Si le constat est alarmant, il est toutefois encore possible d'inverser la machine ou du moins, la ralentir. Pour Gerhard Krinner, un des auteurs principaux: "Si nous agissons maintenant, nous réduirons fortement les émissions et le réchauffement ralentira. Nous verrons les effets sur les tendances de la température moyenne mondiale d'ici 20 ans."
Peter Thorne, climatologue, un des auteurs principaux de la synthèse du Giec: "La vraie question est de savoir si notre volonté de réduire rapidement les émissions signifie que nous atteindrons 1,5°C, que nous dépasserons un peu puis que nous redescendrons, ou si nous franchirons allègrement ce seuil, voire deux degrés, et si nous continuerons sur notre lancée. L'avenir est vraiment entre nos mains."
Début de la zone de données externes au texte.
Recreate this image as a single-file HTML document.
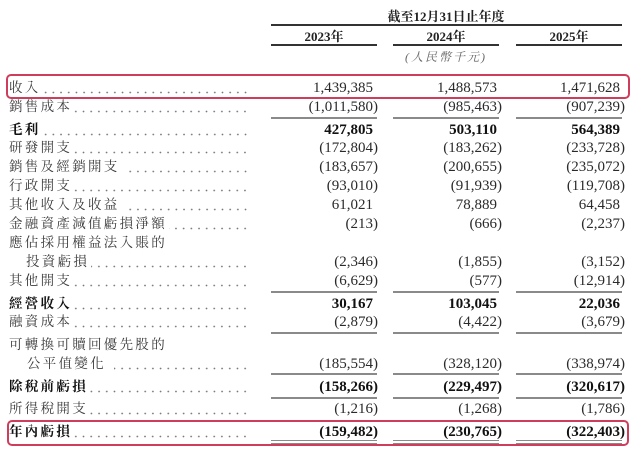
<!DOCTYPE html>
<html>
<head>
<meta charset="utf-8">
<style>
html,body{margin:0;padding:0;background:#fff;}
body{width:640px;height:459px;position:relative;overflow:hidden;}
.a{position:absolute;}
.hd{font-family:"Liberation Serif","Noto Serif CJK SC",serif;font-weight:bold;color:#222;font-size:13px;line-height:16px;white-space:nowrap;text-align:center;}
.unit{font-family:"Liberation Serif","Noto Serif CJK SC",serif;font-style:italic;color:#666;font-size:12px;line-height:16px;letter-spacing:2px;white-space:nowrap;text-align:center;}
.hl{background:#333;height:1.5px;}
.gl{background:#8a8a8a;height:2px;}
.lab{left:9px;width:240px;height:20px;display:flex;align-items:center;font-family:"Liberation Serif","Noto Serif CJK TC","Noto Serif CJK SC",serif;font-size:13.5px;letter-spacing:2.3px;color:#3a3a3a;line-height:20px;white-space:nowrap;}
.lab.b{font-weight:bold;color:#111;}
.lab .f{flex:1;height:20px;margin-left:2px;background-image:radial-gradient(circle 1px at 50% 50%,#777 0.6px,transparent 1.1px);background-size:7.7px 3px;background-repeat:repeat-x;background-position:right 0 bottom 4px;}
.n{font-family:"Liberation Serif",serif;font-size:15px;line-height:20px;height:20px;color:#2a2a2a;text-align:right;white-space:nowrap;}
.n.b{font-weight:bold;color:#111;}
.n.p{padding-right:5px;}
.box{border:2px solid #cf3d5c;border-radius:5px;box-sizing:border-box;}
</style>
</head>
<body>

<!-- header -->
<div class="a hd" style="left:366px;top:9px;width:160px;">截至12月31日止年度</div>
<div class="a hl" style="left:271px;top:24px;width:351px;"></div>
<div class="a hd" style="left:271px;top:29px;width:106px;">2023年</div>
<div class="a hd" style="left:393px;top:29px;width:106px;">2024年</div>
<div class="a hd" style="left:516px;top:29px;width:106px;">2025年</div>
<div class="a hl" style="left:271px;top:44px;width:106px;"></div>
<div class="a hl" style="left:393px;top:44px;width:106px;"></div>
<div class="a hl" style="left:516px;top:44px;width:106px;"></div>
<div class="a unit" style="left:386px;top:49px;width:120px;">(人民幣千元)</div>

<!-- red boxes -->
<div class="a box" style="left:6px;top:74px;width:624px;height:25px;"></div>
<div class="a box" style="left:7px;top:420px;width:622px;height:26px;"></div>

<!-- rows -->
<!-- 收入 88 -->
<div class="a lab" style="top:78px;"><span>收入</span><span class="f"></span></div>
<div class="a n p" style="right:262px;top:78px;">1,439,385</div>
<div class="a n p" style="right:138px;top:78px;">1,488,573</div>
<div class="a n p" style="right:15px;top:78px;">1,471,628</div>

<!-- 銷售成本 107 -->
<div class="a lab" style="top:97px;"><span>銷售成本</span><span class="f"></span></div>
<div class="a n" style="right:262px;top:97px;">(1,011,580)</div>
<div class="a n" style="right:138px;top:97px;">(985,463)</div>
<div class="a n" style="right:15px;top:97px;">(907,239)</div>
<div class="a gl" style="left:271px;top:117px;width:106px;"></div>
<div class="a gl" style="left:393px;top:117px;width:106px;"></div>
<div class="a gl" style="left:516px;top:117px;width:106px;"></div>

<!-- 毛利 130 -->
<div class="a lab b" style="top:120px;"><span>毛利</span><span class="f"></span></div>
<div class="a n b p" style="right:262px;top:120px;">427,805</div>
<div class="a n b p" style="right:138px;top:120px;">503,110</div>
<div class="a n b p" style="right:15px;top:120px;">564,389</div>

<!-- 研發開支 148 -->
<div class="a lab" style="top:138px;"><span>研發開支</span><span class="f"></span></div>
<div class="a n" style="right:262px;top:138px;">(172,804)</div>
<div class="a n" style="right:138px;top:138px;">(183,262)</div>
<div class="a n" style="right:15px;top:138px;">(233,728)</div>

<!-- 銷售及經銷開支 167 -->
<div class="a lab" style="top:157px;"><span>銷售及經銷開支</span><span class="f" style="margin-left:6px"></span></div>
<div class="a n" style="right:262px;top:157px;">(183,657)</div>
<div class="a n" style="right:138px;top:157px;">(200,655)</div>
<div class="a n" style="right:15px;top:157px;">(235,072)</div>

<!-- 行政開支 186 -->
<div class="a lab" style="top:176px;"><span>行政開支</span><span class="f"></span></div>
<div class="a n" style="right:262px;top:176px;">(93,010)</div>
<div class="a n" style="right:138px;top:176px;">(91,939)</div>
<div class="a n" style="right:15px;top:176px;">(119,708)</div>

<!-- 其他收入及收益 205 -->
<div class="a lab" style="top:195px;"><span>其他收入及收益</span><span class="f" style="margin-left:6px"></span></div>
<div class="a n p" style="right:262px;top:195px;">61,021</div>
<div class="a n p" style="right:138px;top:195px;">78,889</div>
<div class="a n p" style="right:15px;top:195px;">64,458</div>

<!-- 金融資產減值虧損淨額 224 -->
<div class="a lab" style="top:214px;"><span>金融資產減值虧損淨額</span><span class="f"></span></div>
<div class="a n" style="right:262px;top:214px;">(213)</div>
<div class="a n" style="right:138px;top:214px;">(666)</div>
<div class="a n" style="right:15px;top:214px;">(2,237)</div>

<!-- 應佔採用權益法入賬的 243 -->
<div class="a lab" style="top:233px;"><span>應佔採用權益法入賬的</span></div>

<!-- 投資虧損 262 -->
<div class="a lab" style="top:252px;left:26px;width:223px;"><span>投資虧損</span><span class="f"></span></div>
<div class="a n" style="right:262px;top:252px;">(2,346)</div>
<div class="a n" style="right:138px;top:252px;">(1,855)</div>
<div class="a n" style="right:15px;top:252px;">(3,152)</div>

<!-- 其他開支 281 -->
<div class="a lab" style="top:271px;"><span>其他開支</span><span class="f"></span></div>
<div class="a n" style="right:262px;top:271px;">(6,629)</div>
<div class="a n" style="right:138px;top:271px;">(577)</div>
<div class="a n" style="right:15px;top:271px;">(12,914)</div>
<div class="a gl" style="left:271px;top:291px;width:106px;"></div>
<div class="a gl" style="left:393px;top:291px;width:106px;"></div>
<div class="a gl" style="left:516px;top:291px;width:106px;"></div>

<!-- 經營收入 304 -->
<div class="a lab b" style="top:294px;"><span>經營收入</span><span class="f"></span></div>
<div class="a n b p" style="right:262px;top:294px;">30,167</div>
<div class="a n b p" style="right:138px;top:294px;">103,045</div>
<div class="a n b p" style="right:15px;top:294px;">22,036</div>

<!-- 融資成本 322 -->
<div class="a lab" style="top:312px;"><span>融資成本</span><span class="f"></span></div>
<div class="a n" style="right:262px;top:312px;">(2,879)</div>
<div class="a n" style="right:138px;top:312px;">(4,422)</div>
<div class="a n" style="right:15px;top:312px;">(3,679)</div>
<div class="a gl" style="left:271px;top:332px;width:106px;"></div>
<div class="a gl" style="left:393px;top:332px;width:106px;"></div>
<div class="a gl" style="left:516px;top:332px;width:106px;"></div>

<!-- 可轉換可贖回優先股的 345 -->
<div class="a lab" style="top:335px;"><span>可轉換可贖回優先股的</span></div>

<!-- 公平值變化 364 -->
<div class="a lab" style="top:354px;left:27px;width:222px;"><span>公平值變化</span><span class="f" style="margin-left:8px"></span></div>
<div class="a n" style="right:262px;top:354px;">(185,554)</div>
<div class="a n" style="right:138px;top:354px;">(328,120)</div>
<div class="a n" style="right:15px;top:354px;">(338,974)</div>
<div class="a gl" style="left:271px;top:373px;width:106px;"></div>
<div class="a gl" style="left:393px;top:373px;width:106px;"></div>
<div class="a gl" style="left:516px;top:373px;width:106px;"></div>

<!-- 除稅前虧損 387 -->
<div class="a lab b" style="top:377px;"><span>除稅前虧損</span><span class="f"></span></div>
<div class="a n b" style="right:262px;top:377px;">(158,266)</div>
<div class="a n b" style="right:138px;top:377px;">(229,497)</div>
<div class="a n b" style="right:15px;top:377px;">(320,617)</div>
<div class="a gl" style="left:271px;top:397px;width:106px;"></div>
<div class="a gl" style="left:393px;top:397px;width:106px;"></div>
<div class="a gl" style="left:516px;top:397px;width:106px;"></div>

<!-- 所得稅開支 409 -->
<div class="a lab" style="top:399px;"><span>所得稅開支</span><span class="f"></span></div>
<div class="a n" style="right:262px;top:399px;">(1,216)</div>
<div class="a n" style="right:138px;top:399px;">(1,268)</div>
<div class="a n" style="right:15px;top:399px;">(1,786)</div>

<!-- 年內虧損 432 -->
<div class="a lab b" style="top:422px;"><span>年內虧損</span><span class="f"></span></div>
<div class="a n b" style="right:262px;top:422px;">(159,482)</div>
<div class="a n b" style="right:138px;top:422px;">(230,765)</div>
<div class="a n b" style="right:15px;top:422px;">(322,403)</div>
<div class="a" style="left:271px;top:440px;width:106px;height:1px;background:#8a8a8a;"></div>
<div class="a" style="left:393px;top:440px;width:106px;height:1px;background:#8a8a8a;"></div>
<div class="a" style="left:516px;top:440px;width:106px;height:1px;background:#8a8a8a;"></div>
<div class="a" style="left:271px;top:443px;width:106px;height:1px;background:#8a8a8a;"></div>
<div class="a" style="left:393px;top:443px;width:106px;height:1px;background:#8a8a8a;"></div>
<div class="a" style="left:516px;top:443px;width:106px;height:1px;background:#8a8a8a;"></div>

</body>
</html>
Ottmar Edenhofer, directeur de l'Institut de Potsdam pour la recherche sur l'impact du climat (PIK), co-président du groupe de travail 3 du Giec explique de son côté, qu'il est possible de réduire ses émissions de CO², sans tirer un trait sur la croissance économique : "Il y a aussi de bonnes nouvelles dans le rapport qui montre que dans certaines régions, le découplage entre les émissions de CO2 et la croissance économique commence et va s'amplifier, c'est-à-dire qu'une qualité de vie élevée est également possible avec de faibles émissions."
"Ce rapport de synthèse souligne l'urgence à prendre des mesures plus ambitieuses et montre que, si nous agissons maintenant, nous pouvons toujours assurer un futur vivable pour tous", insiste toutefois le président du Giec, Hoesung Lee. La nouvelle synthèse "dit dans des termes très, très clairs où nous en sommes, mais elle signale aussi qu'il y a toujours une possibilité, avec un effort mondial significatif, d'atteindre l'objectif des 1,5 degrés", a affirmé Simon Stiell, le secrétaire exécutif de l'ONU Climat. "La fenêtre d'action se rétrécit, mais elle existe encore", a-t-il dit en marge d'une réunion préparatoire à la COP 28.